> _WHAT NEEDS TO BE DONE_
Return all the data below as it stands, minus the pictures.

-------------------------

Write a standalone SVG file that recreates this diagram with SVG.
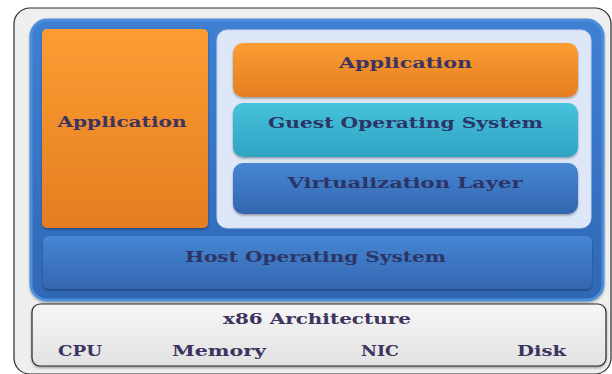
<svg xmlns="http://www.w3.org/2000/svg" width="612" height="374" viewBox="0 0 612 374">
  <defs>
    <linearGradient id="gOrange" x1="0" y1="0" x2="0" y2="1">
      <stop offset="0" stop-color="#fb9d33"/>
      <stop offset="1" stop-color="#e57d20"/>
    </linearGradient>
    <linearGradient id="gCyan" x1="0" y1="0" x2="0" y2="1">
      <stop offset="0" stop-color="#46c3dc"/>
      <stop offset="1" stop-color="#2fa2c2"/>
    </linearGradient>
    <linearGradient id="gBlue" x1="0" y1="0" x2="0" y2="1">
      <stop offset="0" stop-color="#4686d3"/>
      <stop offset="1" stop-color="#3466b0"/>
    </linearGradient>
    <linearGradient id="gFrame" x1="0" y1="0" x2="0" y2="1">
      <stop offset="0" stop-color="#3f80d2"/>
      <stop offset="1" stop-color="#2f68b6"/>
    </linearGradient>
    <linearGradient id="gGray" x1="0" y1="0" x2="0" y2="1">
      <stop offset="0" stop-color="#f6f6f6"/>
      <stop offset="1" stop-color="#e2e2e2"/>
    </linearGradient>
    <filter id="shadow" x="-5%" y="-10%" width="110%" height="125%">
      <feDropShadow dx="0" dy="1.5" stdDeviation="1.2" flood-color="#000" flood-opacity="0.35"/>
    </filter>
  </defs>
  <style>
    .lbl { font-family: "DejaVu Serif", "Liberation Serif", serif; font-weight: bold; font-size: 14px; fill: #3d3461; }
    .lblb { font-family: "DejaVu Serif", "Liberation Serif", serif; font-weight: bold; font-size: 14px; fill: #2c3566; }
  </style>

  <rect width="612" height="374" fill="#ffffff"/>

  <!-- outer frame -->
  <g id="frame">
    <rect x="14" y="8" width="597" height="366" rx="16" fill="#efefef" stroke="#2a2a2a" stroke-width="1.2"/>
  </g>

  <!-- blue host container -->
  <g id="host-container">
    <rect x="31" y="20" width="572" height="280" rx="16" fill="url(#gFrame)" stroke="#4d8edb" stroke-width="3" filter="url(#shadow)"/>
  </g>

  <!-- native application -->
  <g id="app-native">
    <rect x="42" y="29" width="166" height="199" rx="5" fill="url(#gOrange)" filter="url(#shadow)"/>
    <text class="lbl" x="122" y="127" text-anchor="middle" textLength="129" lengthAdjust="spacingAndGlyphs">Application</text>
  </g>

  <!-- virtual machine panel -->
  <g id="vm-panel">
    <rect x="217" y="30" width="374" height="198" rx="10" fill="#dde7f8" stroke="#c6d6f1" stroke-width="1"/>
  </g>

  <g id="app-guest">
    <rect x="233" y="43" width="345" height="54" rx="10" fill="url(#gOrange)" filter="url(#shadow)"/>
    <text class="lbl" x="405.5" y="68" text-anchor="middle" textLength="133" lengthAdjust="spacingAndGlyphs">Application</text>
  </g>

  <g id="guest-os">
    <rect x="233" y="103" width="345" height="54" rx="10" fill="url(#gCyan)" filter="url(#shadow)"/>
    <text class="lblb" x="405.5" y="128" text-anchor="middle" textLength="275" lengthAdjust="spacingAndGlyphs">Guest Operating System</text>
  </g>

  <g id="virtualization-layer">
    <rect x="233" y="163" width="345" height="51" rx="10" fill="url(#gBlue)" filter="url(#shadow)"/>
    <text class="lblb" x="405" y="188" text-anchor="middle" textLength="235" lengthAdjust="spacingAndGlyphs">Virtualization Layer</text>
  </g>

  <g id="host-os">
    <rect x="43" y="236" width="549" height="53" rx="6" fill="url(#gBlue)" filter="url(#shadow)"/>
    <text class="lblb" x="315.5" y="262" text-anchor="middle" textLength="261" lengthAdjust="spacingAndGlyphs">Host Operating System</text>
  </g>

  <!-- hardware layer -->
  <g id="hardware">
    <rect x="32" y="304" width="574" height="62" rx="8" fill="url(#gGray)" stroke="#262626" stroke-width="1.2" filter="url(#shadow)"/>
    <text class="lbl" x="317" y="324" text-anchor="middle" textLength="188" lengthAdjust="spacingAndGlyphs">x86 Architecture</text>
    <text class="lbl" x="80" y="356" text-anchor="middle" textLength="44" lengthAdjust="spacingAndGlyphs">CPU</text>
    <text class="lbl" x="219" y="356" text-anchor="middle" textLength="94" lengthAdjust="spacingAndGlyphs">Memory</text>
    <text class="lbl" x="380" y="356" text-anchor="middle" textLength="38" lengthAdjust="spacingAndGlyphs">NIC</text>
    <text class="lbl" x="541.5" y="356" text-anchor="middle" textLength="49" lengthAdjust="spacingAndGlyphs">Disk</text>
  </g>

  <!-- connectors: none, layers are stacked -->
  <g id="connectors"/>
</svg>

-------------------------

> _OUTPUT_
Write a standalone SVG file that recreates this diagram with SVG.
<svg xmlns="http://www.w3.org/2000/svg" width="612" height="374" viewBox="0 0 612 374">
  <defs>
    <linearGradient id="gOrange" x1="0" y1="0" x2="0" y2="1">
      <stop offset="0" stop-color="#fb9d33"/>
      <stop offset="1" stop-color="#e57d20"/>
    </linearGradient>
    <linearGradient id="gCyan" x1="0" y1="0" x2="0" y2="1">
      <stop offset="0" stop-color="#46c3dc"/>
      <stop offset="1" stop-color="#2fa2c2"/>
    </linearGradient>
    <linearGradient id="gBlue" x1="0" y1="0" x2="0" y2="1">
      <stop offset="0" stop-color="#4686d3"/>
      <stop offset="1" stop-color="#3466b0"/>
    </linearGradient>
    <linearGradient id="gFrame" x1="0" y1="0" x2="0" y2="1">
      <stop offset="0" stop-color="#3f80d2"/>
      <stop offset="1" stop-color="#2f68b6"/>
    </linearGradient>
    <linearGradient id="gGray" x1="0" y1="0" x2="0" y2="1">
      <stop offset="0" stop-color="#f6f6f6"/>
      <stop offset="1" stop-color="#e2e2e2"/>
    </linearGradient>
    <filter id="shadow" x="-5%" y="-10%" width="110%" height="125%">
      <feDropShadow dx="0" dy="1.5" stdDeviation="1.2" flood-color="#000" flood-opacity="0.35"/>
    </filter>
  </defs>
  <style>
    .lbl { font-family: "DejaVu Serif", "Liberation Serif", serif; font-weight: bold; font-size: 14px; fill: #3d3461; }
    .lblb { font-family: "DejaVu Serif", "Liberation Serif", serif; font-weight: bold; font-size: 14px; fill: #2c3566; }
  </style>

  <rect width="612" height="374" fill="#ffffff"/>

  <!-- outer frame -->
  <g id="frame">
    <rect x="14" y="8" width="597" height="366" rx="16" fill="#efefef" stroke="#2a2a2a" stroke-width="1.2"/>
  </g>

  <!-- blue host container -->
  <g id="host-container">
    <rect x="31" y="20" width="572" height="280" rx="16" fill="url(#gFrame)" stroke="#4d8edb" stroke-width="3" filter="url(#shadow)"/>
  </g>

  <!-- native application -->
  <g id="app-native">
    <rect x="42" y="29" width="166" height="199" rx="5" fill="url(#gOrange)" filter="url(#shadow)"/>
    <text class="lbl" x="122" y="127" text-anchor="middle" textLength="129" lengthAdjust="spacingAndGlyphs">Application</text>
  </g>

  <!-- virtual machine panel -->
  <g id="vm-panel">
    <rect x="217" y="30" width="374" height="198" rx="10" fill="#dde7f8" stroke="#c6d6f1" stroke-width="1"/>
  </g>

  <g id="app-guest">
    <rect x="233" y="43" width="345" height="54" rx="10" fill="url(#gOrange)" filter="url(#shadow)"/>
    <text class="lbl" x="405.5" y="68" text-anchor="middle" textLength="133" lengthAdjust="spacingAndGlyphs">Application</text>
  </g>

  <g id="guest-os">
    <rect x="233" y="103" width="345" height="54" rx="10" fill="url(#gCyan)" filter="url(#shadow)"/>
    <text class="lblb" x="405.5" y="128" text-anchor="middle" textLength="275" lengthAdjust="spacingAndGlyphs">Guest Operating System</text>
  </g>

  <g id="virtualization-layer">
    <rect x="233" y="163" width="345" height="51" rx="10" fill="url(#gBlue)" filter="url(#shadow)"/>
    <text class="lblb" x="405" y="188" text-anchor="middle" textLength="235" lengthAdjust="spacingAndGlyphs">Virtualization Layer</text>
  </g>

  <g id="host-os">
    <rect x="43" y="236" width="549" height="53" rx="6" fill="url(#gBlue)" filter="url(#shadow)"/>
    <text class="lblb" x="315.5" y="262" text-anchor="middle" textLength="261" lengthAdjust="spacingAndGlyphs">Host Operating System</text>
  </g>

  <!-- hardware layer -->
  <g id="hardware">
    <rect x="32" y="304" width="574" height="62" rx="8" fill="url(#gGray)" stroke="#262626" stroke-width="1.2" filter="url(#shadow)"/>
    <text class="lbl" x="317" y="324" text-anchor="middle" textLength="188" lengthAdjust="spacingAndGlyphs">x86 Architecture</text>
    <text class="lbl" x="80" y="356" text-anchor="middle" textLength="44" lengthAdjust="spacingAndGlyphs">CPU</text>
    <text class="lbl" x="219" y="356" text-anchor="middle" textLength="94" lengthAdjust="spacingAndGlyphs">Memory</text>
    <text class="lbl" x="380" y="356" text-anchor="middle" textLength="38" lengthAdjust="spacingAndGlyphs">NIC</text>
    <text class="lbl" x="541.5" y="356" text-anchor="middle" textLength="49" lengthAdjust="spacingAndGlyphs">Disk</text>
  </g>

  <!-- connectors: none, layers are stacked -->
  <g id="connectors"/>
</svg>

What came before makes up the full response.